Exercise material
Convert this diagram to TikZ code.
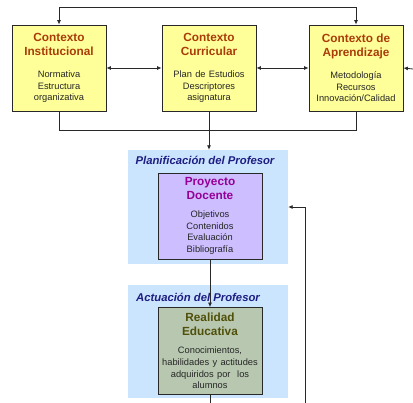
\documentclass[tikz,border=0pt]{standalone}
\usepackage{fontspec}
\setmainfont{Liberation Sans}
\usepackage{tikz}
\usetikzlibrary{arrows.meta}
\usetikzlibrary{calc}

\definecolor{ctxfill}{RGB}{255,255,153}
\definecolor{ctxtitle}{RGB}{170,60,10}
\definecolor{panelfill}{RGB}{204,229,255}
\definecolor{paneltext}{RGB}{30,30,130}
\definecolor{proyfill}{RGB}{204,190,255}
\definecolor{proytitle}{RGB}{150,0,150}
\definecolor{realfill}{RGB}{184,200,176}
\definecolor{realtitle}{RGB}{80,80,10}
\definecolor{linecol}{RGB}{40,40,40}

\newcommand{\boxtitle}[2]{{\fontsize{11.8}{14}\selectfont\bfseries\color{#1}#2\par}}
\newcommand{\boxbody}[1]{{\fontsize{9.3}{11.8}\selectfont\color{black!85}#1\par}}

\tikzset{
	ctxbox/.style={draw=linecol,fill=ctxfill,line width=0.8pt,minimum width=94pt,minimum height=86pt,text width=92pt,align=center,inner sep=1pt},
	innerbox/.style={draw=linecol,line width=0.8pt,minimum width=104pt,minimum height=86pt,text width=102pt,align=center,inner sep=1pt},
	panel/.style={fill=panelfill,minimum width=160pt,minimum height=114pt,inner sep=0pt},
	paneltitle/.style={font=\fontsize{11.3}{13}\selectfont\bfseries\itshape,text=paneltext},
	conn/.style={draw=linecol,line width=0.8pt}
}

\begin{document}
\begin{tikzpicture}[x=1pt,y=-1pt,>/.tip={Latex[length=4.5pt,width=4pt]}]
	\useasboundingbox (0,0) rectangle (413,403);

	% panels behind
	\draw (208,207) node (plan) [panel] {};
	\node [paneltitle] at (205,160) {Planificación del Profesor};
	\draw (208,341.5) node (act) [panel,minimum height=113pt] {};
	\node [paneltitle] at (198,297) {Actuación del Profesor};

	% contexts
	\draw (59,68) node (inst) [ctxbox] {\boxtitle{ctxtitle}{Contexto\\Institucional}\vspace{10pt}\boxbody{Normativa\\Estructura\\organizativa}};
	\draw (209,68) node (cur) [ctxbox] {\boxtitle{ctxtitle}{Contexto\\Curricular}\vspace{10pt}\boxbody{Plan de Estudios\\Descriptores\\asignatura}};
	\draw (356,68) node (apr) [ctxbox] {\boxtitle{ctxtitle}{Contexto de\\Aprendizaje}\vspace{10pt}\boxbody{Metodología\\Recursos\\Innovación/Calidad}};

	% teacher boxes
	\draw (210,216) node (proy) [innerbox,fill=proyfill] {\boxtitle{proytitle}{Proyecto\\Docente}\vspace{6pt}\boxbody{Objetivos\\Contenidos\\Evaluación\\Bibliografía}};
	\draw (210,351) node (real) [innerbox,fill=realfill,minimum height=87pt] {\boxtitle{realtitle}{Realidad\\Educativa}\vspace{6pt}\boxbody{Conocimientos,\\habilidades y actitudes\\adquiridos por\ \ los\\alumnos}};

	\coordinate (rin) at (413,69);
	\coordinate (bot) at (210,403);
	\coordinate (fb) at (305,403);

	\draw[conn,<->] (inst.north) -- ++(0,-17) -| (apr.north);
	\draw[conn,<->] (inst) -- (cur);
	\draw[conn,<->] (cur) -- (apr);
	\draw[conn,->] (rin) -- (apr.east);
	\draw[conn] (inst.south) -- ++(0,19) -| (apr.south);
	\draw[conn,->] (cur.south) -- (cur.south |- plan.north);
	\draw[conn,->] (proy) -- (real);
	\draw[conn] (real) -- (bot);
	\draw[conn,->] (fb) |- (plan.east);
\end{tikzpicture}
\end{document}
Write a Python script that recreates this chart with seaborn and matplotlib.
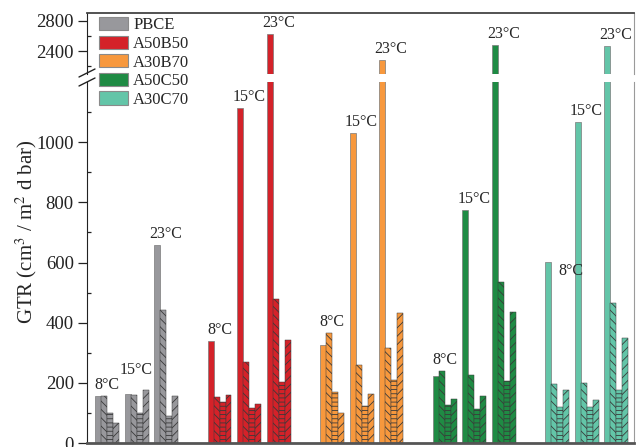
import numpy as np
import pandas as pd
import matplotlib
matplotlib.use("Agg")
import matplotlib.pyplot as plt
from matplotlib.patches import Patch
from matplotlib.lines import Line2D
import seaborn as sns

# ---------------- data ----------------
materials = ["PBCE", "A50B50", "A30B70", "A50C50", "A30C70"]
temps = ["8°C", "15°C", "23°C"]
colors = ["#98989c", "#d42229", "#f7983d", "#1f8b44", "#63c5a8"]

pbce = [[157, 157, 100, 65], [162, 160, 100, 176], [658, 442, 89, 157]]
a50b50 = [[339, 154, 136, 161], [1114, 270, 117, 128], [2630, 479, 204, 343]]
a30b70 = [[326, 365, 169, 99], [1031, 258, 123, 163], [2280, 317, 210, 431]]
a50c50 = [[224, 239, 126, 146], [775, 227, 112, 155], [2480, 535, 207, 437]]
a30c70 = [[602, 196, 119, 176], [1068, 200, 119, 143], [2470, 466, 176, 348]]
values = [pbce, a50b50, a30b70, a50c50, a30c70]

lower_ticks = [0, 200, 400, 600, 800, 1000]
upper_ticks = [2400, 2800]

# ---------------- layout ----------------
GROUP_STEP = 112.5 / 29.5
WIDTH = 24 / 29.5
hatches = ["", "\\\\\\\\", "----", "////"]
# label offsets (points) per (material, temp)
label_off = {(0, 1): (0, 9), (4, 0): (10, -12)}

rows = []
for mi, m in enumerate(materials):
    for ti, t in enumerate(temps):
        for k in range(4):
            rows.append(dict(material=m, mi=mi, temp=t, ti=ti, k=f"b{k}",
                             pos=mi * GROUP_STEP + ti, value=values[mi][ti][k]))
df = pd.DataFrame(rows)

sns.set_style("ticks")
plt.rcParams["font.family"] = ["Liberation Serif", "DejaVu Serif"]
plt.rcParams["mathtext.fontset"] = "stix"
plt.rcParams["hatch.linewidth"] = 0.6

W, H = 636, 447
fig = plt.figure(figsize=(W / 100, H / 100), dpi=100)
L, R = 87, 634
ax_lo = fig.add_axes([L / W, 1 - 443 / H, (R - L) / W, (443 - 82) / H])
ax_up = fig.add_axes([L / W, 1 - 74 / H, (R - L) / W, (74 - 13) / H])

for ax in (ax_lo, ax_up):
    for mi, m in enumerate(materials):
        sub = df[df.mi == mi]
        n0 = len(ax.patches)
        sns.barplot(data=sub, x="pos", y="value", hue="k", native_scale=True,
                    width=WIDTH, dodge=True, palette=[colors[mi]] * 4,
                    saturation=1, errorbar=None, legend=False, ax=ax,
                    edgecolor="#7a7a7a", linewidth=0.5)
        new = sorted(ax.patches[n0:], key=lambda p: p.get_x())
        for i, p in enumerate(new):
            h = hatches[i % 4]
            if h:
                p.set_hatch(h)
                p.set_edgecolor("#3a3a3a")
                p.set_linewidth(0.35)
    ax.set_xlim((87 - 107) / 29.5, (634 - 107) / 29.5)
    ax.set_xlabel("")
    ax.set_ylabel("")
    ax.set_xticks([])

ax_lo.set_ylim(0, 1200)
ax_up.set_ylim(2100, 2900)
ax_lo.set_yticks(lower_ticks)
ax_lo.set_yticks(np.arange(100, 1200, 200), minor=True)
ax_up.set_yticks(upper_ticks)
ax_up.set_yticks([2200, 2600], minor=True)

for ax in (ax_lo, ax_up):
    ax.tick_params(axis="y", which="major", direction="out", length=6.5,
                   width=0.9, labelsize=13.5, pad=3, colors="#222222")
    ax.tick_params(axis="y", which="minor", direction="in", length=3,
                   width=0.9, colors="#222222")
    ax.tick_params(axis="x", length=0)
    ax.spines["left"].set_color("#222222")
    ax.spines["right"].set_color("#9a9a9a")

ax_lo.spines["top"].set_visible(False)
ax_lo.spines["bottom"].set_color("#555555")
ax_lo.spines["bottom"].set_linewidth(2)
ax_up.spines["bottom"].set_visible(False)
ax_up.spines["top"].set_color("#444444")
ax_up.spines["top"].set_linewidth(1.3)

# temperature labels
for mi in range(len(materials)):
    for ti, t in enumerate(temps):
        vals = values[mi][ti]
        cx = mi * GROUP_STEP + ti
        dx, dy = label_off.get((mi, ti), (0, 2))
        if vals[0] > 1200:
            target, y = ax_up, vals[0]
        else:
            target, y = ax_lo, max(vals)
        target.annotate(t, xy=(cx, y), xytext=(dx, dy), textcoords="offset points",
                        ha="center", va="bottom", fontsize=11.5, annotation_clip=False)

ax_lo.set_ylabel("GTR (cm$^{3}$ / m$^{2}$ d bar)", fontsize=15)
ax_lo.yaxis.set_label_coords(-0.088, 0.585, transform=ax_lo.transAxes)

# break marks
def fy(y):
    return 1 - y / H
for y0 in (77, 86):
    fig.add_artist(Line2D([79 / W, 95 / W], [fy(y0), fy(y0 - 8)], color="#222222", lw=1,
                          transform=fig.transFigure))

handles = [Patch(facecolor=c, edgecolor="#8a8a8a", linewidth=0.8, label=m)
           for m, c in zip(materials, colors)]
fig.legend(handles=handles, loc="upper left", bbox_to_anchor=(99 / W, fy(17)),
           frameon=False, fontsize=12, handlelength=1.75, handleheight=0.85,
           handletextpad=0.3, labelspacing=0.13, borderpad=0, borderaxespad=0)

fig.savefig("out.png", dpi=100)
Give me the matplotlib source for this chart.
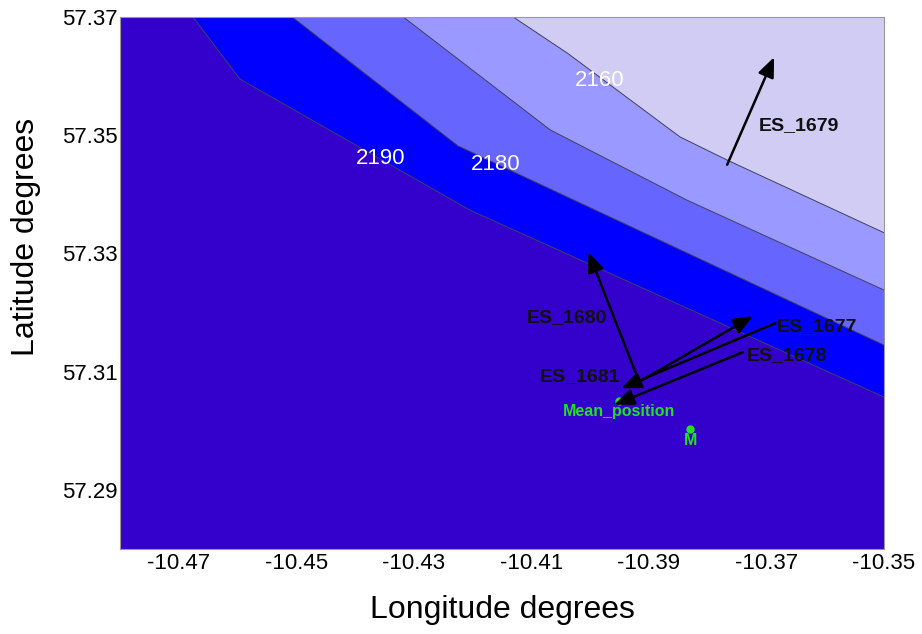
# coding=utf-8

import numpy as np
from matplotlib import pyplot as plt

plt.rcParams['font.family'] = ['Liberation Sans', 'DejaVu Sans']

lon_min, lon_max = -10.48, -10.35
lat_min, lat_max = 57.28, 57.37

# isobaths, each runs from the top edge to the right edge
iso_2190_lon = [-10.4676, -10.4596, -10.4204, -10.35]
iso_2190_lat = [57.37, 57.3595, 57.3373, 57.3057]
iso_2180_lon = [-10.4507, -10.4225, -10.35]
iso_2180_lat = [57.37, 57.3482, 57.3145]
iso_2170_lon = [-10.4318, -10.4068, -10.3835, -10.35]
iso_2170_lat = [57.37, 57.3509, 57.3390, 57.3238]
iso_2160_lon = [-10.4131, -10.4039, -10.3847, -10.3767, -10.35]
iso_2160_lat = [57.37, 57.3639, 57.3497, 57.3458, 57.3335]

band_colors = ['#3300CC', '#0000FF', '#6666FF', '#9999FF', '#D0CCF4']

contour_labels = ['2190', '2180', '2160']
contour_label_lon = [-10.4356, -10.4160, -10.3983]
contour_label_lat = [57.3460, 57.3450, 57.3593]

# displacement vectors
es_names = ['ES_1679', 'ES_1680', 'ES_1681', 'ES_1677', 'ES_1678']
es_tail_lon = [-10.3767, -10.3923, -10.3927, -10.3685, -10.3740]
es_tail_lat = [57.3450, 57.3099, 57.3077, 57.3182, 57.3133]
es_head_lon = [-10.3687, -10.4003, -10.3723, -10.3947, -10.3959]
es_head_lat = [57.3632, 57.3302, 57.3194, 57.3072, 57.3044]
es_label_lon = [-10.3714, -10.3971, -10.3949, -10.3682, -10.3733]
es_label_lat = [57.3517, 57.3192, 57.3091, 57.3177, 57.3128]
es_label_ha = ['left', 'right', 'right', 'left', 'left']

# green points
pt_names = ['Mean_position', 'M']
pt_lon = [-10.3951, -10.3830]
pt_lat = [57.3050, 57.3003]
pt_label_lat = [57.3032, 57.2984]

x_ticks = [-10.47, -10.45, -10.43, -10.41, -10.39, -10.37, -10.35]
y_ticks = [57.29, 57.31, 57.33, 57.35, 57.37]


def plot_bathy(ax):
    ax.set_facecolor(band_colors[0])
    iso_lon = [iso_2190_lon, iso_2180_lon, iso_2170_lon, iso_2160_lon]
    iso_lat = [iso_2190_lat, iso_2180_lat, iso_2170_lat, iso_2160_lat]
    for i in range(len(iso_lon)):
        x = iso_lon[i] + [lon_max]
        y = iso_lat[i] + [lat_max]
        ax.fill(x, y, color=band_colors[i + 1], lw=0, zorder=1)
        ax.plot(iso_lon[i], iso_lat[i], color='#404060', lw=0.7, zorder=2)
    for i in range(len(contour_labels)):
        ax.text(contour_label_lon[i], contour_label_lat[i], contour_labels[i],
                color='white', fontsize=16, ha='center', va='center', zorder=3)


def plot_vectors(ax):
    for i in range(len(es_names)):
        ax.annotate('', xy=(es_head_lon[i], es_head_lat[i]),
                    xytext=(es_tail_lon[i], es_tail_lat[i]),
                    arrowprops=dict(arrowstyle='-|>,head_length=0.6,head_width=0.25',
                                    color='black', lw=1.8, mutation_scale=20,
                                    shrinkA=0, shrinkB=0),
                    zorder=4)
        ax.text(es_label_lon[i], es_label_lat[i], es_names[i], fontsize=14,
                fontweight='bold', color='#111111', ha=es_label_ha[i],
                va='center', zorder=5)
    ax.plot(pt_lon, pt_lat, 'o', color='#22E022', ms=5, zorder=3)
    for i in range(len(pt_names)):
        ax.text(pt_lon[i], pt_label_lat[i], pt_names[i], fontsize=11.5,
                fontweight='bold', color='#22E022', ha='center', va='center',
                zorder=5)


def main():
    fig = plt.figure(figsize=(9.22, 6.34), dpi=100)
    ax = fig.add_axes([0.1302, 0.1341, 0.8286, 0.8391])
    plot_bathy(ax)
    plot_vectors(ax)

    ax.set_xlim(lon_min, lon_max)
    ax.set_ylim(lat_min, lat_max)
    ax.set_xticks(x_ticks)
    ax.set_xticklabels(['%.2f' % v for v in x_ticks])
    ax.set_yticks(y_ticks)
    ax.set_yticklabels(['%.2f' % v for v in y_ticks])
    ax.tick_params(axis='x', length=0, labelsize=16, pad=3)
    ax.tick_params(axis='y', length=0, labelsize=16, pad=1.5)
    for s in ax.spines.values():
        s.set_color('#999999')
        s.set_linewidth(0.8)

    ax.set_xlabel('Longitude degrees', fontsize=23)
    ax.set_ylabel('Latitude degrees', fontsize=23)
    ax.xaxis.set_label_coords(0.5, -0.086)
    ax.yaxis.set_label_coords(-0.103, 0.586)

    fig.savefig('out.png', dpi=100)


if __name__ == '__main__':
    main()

Goal of the exercise
From the opening line of the entries above to the line containing "[paneltitle] at (198,297)", please transcribe each line exactly, skipping every picture.

Task result
Convert this diagram to TikZ code.
\documentclass[tikz,border=0pt]{standalone}
\usepackage{fontspec}
\setmainfont{Liberation Sans}
\usepackage{tikz}
\usetikzlibrary{arrows.meta}
\usetikzlibrary{calc}

\definecolor{ctxfill}{RGB}{255,255,153}
\definecolor{ctxtitle}{RGB}{170,60,10}
\definecolor{panelfill}{RGB}{204,229,255}
\definecolor{paneltext}{RGB}{30,30,130}
\definecolor{proyfill}{RGB}{204,190,255}
\definecolor{proytitle}{RGB}{150,0,150}
\definecolor{realfill}{RGB}{184,200,176}
\definecolor{realtitle}{RGB}{80,80,10}
\definecolor{linecol}{RGB}{40,40,40}

\newcommand{\boxtitle}[2]{{\fontsize{11.8}{14}\selectfont\bfseries\color{#1}#2\par}}
\newcommand{\boxbody}[1]{{\fontsize{9.3}{11.8}\selectfont\color{black!85}#1\par}}

\tikzset{
	ctxbox/.style={draw=linecol,fill=ctxfill,line width=0.8pt,minimum width=94pt,minimum height=86pt,text width=92pt,align=center,inner sep=1pt},
	innerbox/.style={draw=linecol,line width=0.8pt,minimum width=104pt,minimum height=86pt,text width=102pt,align=center,inner sep=1pt},
	panel/.style={fill=panelfill,minimum width=160pt,minimum height=114pt,inner sep=0pt},
	paneltitle/.style={font=\fontsize{11.3}{13}\selectfont\bfseries\itshape,text=paneltext},
	conn/.style={draw=linecol,line width=0.8pt}
}

\begin{document}
\begin{tikzpicture}[x=1pt,y=-1pt,>/.tip={Latex[length=4.5pt,width=4pt]}]
	\useasboundingbox (0,0) rectangle (413,403);

	% panels behind
	\draw (208,207) node (plan) [panel] {};
	\node [paneltitle] at (205,160) {Planificación del Profesor};
	\draw (208,341.5) node (act) [panel,minimum height=113pt] {};
	\node [paneltitle] at (198,297) {Actuación del Profesor};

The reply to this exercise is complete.